Recommending entertainment options for others can be a dicey proposition. Most wisely skirt this issue. Excuse me for the audacity of taking it head-on.
There are lots of ways to spend hours doing things we enjoy. It could be in a group setting, like a night at the movies or playing cards — lots of things. It could be reading, doing a crossword puzzle, or something else we enjoy on our own. And there is the Big One: television. Your television stands at the ready 24/7 to fill its screen with entertainment and information in near-limitless variety. Every show will suit someone, while none will please everybody. You get to select the channel and the time.
But there is an alternative.
Your television can also deliver entertainment provided by companies like Netflix, HBO, Amazon, Disney Plus, and Hulu. Their shows come to you via the internet and all of them charge a fee. Each offers a wide variety of traditional and contemporary offerings.
In lieu of the aforementioned offerings, I want to tell you about a channel I find entertaining and worth watching, many of which are offered by PBS Masterpiece Theater of Boston. They feature original shows and some well-known classics, including British productions by the BBC and UK commercial television. I especially enjoy watching the detective series because they include excellent writing, superb acting, plot twists, and pleasing scenery. Each show is a complete story while the lives of the characters progress throughout the series. The series I have watched or know of include: Endeavor (29 episodes), Inspector Morse (33 episodes), Inspector Lewis (33 episodes), Foyles War (25 episodes), Midsomer Murders (100+ episodes). Each show is about one hour with no commercial interruptions.
A common feature of all these shows is the thoroughly developed and appealing character of one or more of the sustaining actors. Over a period, they almost become friends.
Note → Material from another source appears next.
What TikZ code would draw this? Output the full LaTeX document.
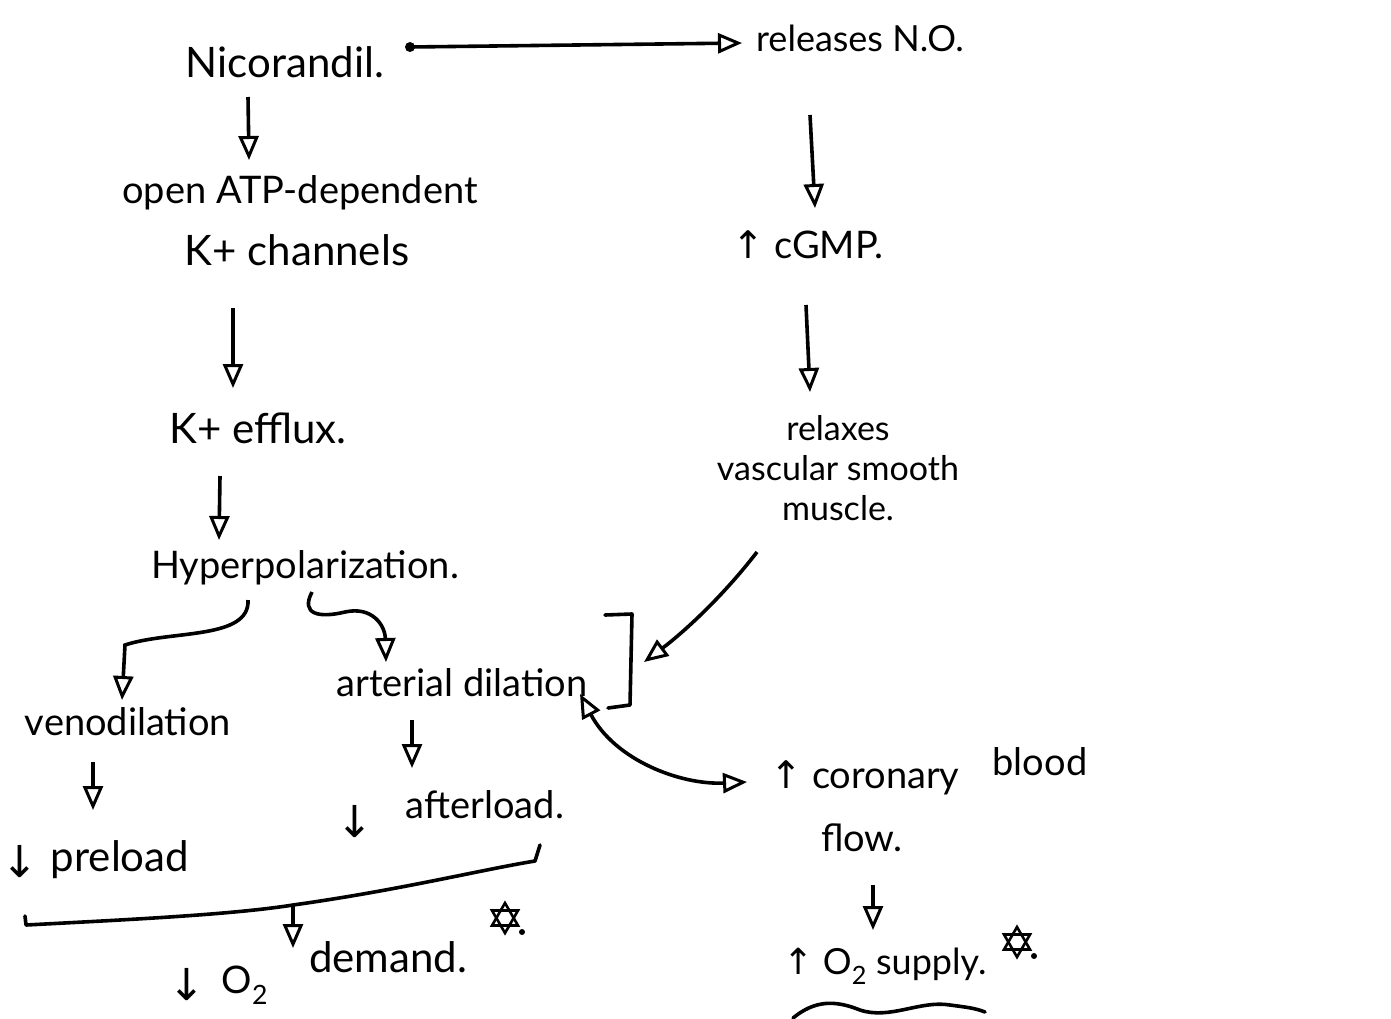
\documentclass[tikz,border=0pt]{standalone}
\usepackage{fontspec}
\setmainfont{Lato}
\newfontfamily\symf{DejaVu Sans}
\usetikzlibrary{arrows.meta}
\begin{document}
\begin{tikzpicture}[x=1pt,y=-1pt,
  txt/.style={font=\fontsize{38}{44}\selectfont, inner sep=0pt, text=black, anchor=center},
  big/.style={font=\fontsize{42}{48}\selectfont},
  sym/.style={font=\symf\fontsize{44}{48}\selectfont, inner sep=0pt},
  arr/.style={line width=3.6pt, -{Triangle[open,length=24pt,width=20pt,line width=3pt]}},
  darr/.style={line width=3.6pt, {Triangle[open,length=24pt,width=20pt,line width=3pt]}-{Triangle[open,length=24pt,width=20pt,line width=3pt]}},
  ln/.style={line width=3.6pt, line cap=round, line join=round}]
\useasboundingbox[fill=white] (0,0) rectangle (1391,1018);

% ---- texts
\node[txt,big] (nic) at (285,62) {Nicorandil.};
\node[txt,font=\fontsize{36}{40}\selectfont] (no)  at (860,38) {releases N.O.};
\node[txt] (atp) at (300,193) {open ATP-dependent};
\node[txt,big] (kch) at (297,250) {K+ channels};
\node[txt,big] (kef) at (258,428) {K+ efflux.};
\node[txt] (hyp) at (305,568) {Hyperpolarization.};
\node[txt] (veno) at (128,722) {venodilation};
\node[txt] (art) at (462,683) {arterial dilation};
\node[sym] (pred) at (20,862) {↓};
\node[txt,big] (pre) at (120,860) {preload};
\node[sym] (aftd) at (355,822) {↓};
\node[txt] (aft) at (485,805) {afterload.};
\node[txt,big] (dem) at (388,957) {demand.};
\node[sym] (o2dd) at (187,985) {↓};
\node[txt] (o2d) at (245,985) {O\textsubscript{2}};
\node[txt] (cgmp) at (808,245) {{\symf↑} cGMP.};
\node[txt,align=center,font=\fontsize{34}{40}\selectfont] (rel) at (838,468) {relaxes\\vascular smooth\\muscle.};
\node[txt] (cor) at (865,778) {{\symf↑} coronary};
\node[txt] (blood) at (1040,762) {blood};
\node[txt] (flow) at (862,838) {flow.};
\node[txt,font=\fontsize{36}{40}\selectfont] (sup) at (885,966) {{\symf↑} O\textsubscript{2} supply.};

% ---- coordinates for connector ends
\coordinate (c1s) at (410,47);  \coordinate (c1e) at (742,43);
\coordinate (c2s) at (248,97);  \coordinate (c2e) at (249,160);
\coordinate (c3s) at (233,308); \coordinate (c3e) at (233,388);
\coordinate (c4s) at (220,476); \coordinate (c4e) at (219,540);
\coordinate (c5s) at (810,115); \coordinate (c5e) at (815,208);
\coordinate (c6s) at (806,305); \coordinate (c6e) at (810,392);
\coordinate (c7s) at (757,552); \coordinate (c7e) at (644,662);
\coordinate (c8s) at (93,762);  \coordinate (c8e) at (93,810);
\coordinate (c9s) at (412,720); \coordinate (c9e) at (412,768);
\coordinate (c10s) at (873,885); \coordinate (c10e) at (873,930);
\coordinate (c11s) at (293,904); \coordinate (c11e) at (293,948);
\coordinate (d1) at (580,694); \coordinate (d2) at (747,782);

% ---- connectors
\fill (c1s) circle (5pt);
\draw[arr] (c1s) -- (c1e);
\draw[arr] (c2s) -- (c2e);
\draw[arr] (c3s) -- (c3e);
\draw[arr] (c4s) -- (c4e);
\draw[arr] (c5s) -- (c5e);
\draw[arr] (c6s) -- (c6e);
\draw[arr] (c7s) .. controls (720,600) and (680,635) .. (c7e);
\draw[arr] (c8s) -- (c8e);
\draw[arr] (c9s) -- (c9e);
\draw[arr] (c10s) -- (c10e);
\draw[arr] (c11s) -- (c11e);

% curved arrows from Hyperpolarization
\draw[arr] (248,600) .. controls (250,640) and (170,630) .. (125,645) -- (122,700);
\draw[arr] (312,592) .. controls (300,615) and (320,618) .. (345,612)
  .. controls (372,606) and (385,625) .. (386,662);

% double-headed curved arrow
\draw[darr] (d1) .. controls (615,760) and (680,785) .. (d2);

% bracket around arterial dilation
\draw[ln] (605,615) -- (632,614) -- (630,705) -- (608,708);

% bottom brace joining preload and afterload
\draw[ln] (25,916) -- (26,925) .. controls (120,920) and (230,915) .. (293,905)
  .. controls (400,890) and (480,870) .. (535,861) -- (540,845);

% wavy underline under O2 supply (partly cut off)
\draw[ln] (793,1018) .. controls (815,1000) and (835,1000) .. (860,1010)
  .. controls (890,1020) and (920,1000) .. (950,1005) .. controls (965,1007) and (975,1008) .. (985,1012);

% stars
\foreach \cx/\cy in {505/918, 1017/942}{
  \draw[line width=2.6pt] (\cx,\cy) ++(90:15) -- ++(-120:26) -- ++(0:26) -- cycle;
  \draw[line width=2.6pt] (\cx,\cy) ++(-90:15) -- ++(120:26) -- ++(0:26) -- cycle;
  \fill (\cx+17,\cy+14) circle (3pt);
}
\end{tikzpicture}
\end{document}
They never let you down and remain true to the vagaries of the human spirit while happily coming out on top in nearly every instance.
You might ask if sitting in front of your TV for an hour watching somebody solve a murder or arrest a bloke who is guilty of sedition in wartime England is worth it. My answer is yes — if it provides a break in the day and leaves you satisfied and refreshed.
A bonus of each of these shows is the authentic scenery of rural England. The green meadows; narrow, hedge-lined roads; pubs; churches; and houses, both simple abodes and stately manors, present an enlightening travelogue. As a departure, three shows are filmed in Oxford. Anyone who has visited the town and university will enjoy the return trip and others will be introduced to it.
Life in the English pub plays a significant but unintrusive part in all the shows. Our friends enjoy their pint of warm beer and lively conversation. Speaking of conversation, you will miss some words. The actors, especially those locals who have small parts, use speech that is rapid and colloquial. If you miss something, it would only be color that you can figure out anyway. You will never lose track of the plot. Terms like “walking out” for going on a date and “cuppa” for having a cup of tea will almost become a part of your own vocabulary, and there are more.
For people living in a retirement community, setting up a regular time to meet in a group to watch one show a week can be a rewarding experience for the community and you personally. All it requires is a public area with a large-screen TV with a streaming box and stick for controlling. A list of shows I have watched with pleasure on Netflix include Endeavor, Inspector Morse, Inspector Lewis, Midsomer Murders, Mrs. Dalloway, Jane Eyre, Foyles War, Mr. Selfridge, Downton Abbey, Bleak House, and Poldark to name some favorites. The cost for basic Netflix is $8.99 a month, less than a movie ticket and the popcorn is cheaper! The other streaming services mentioned above must be ordered individually, but this list and many more titles you can find on Netflix will offer many hours of entertainment.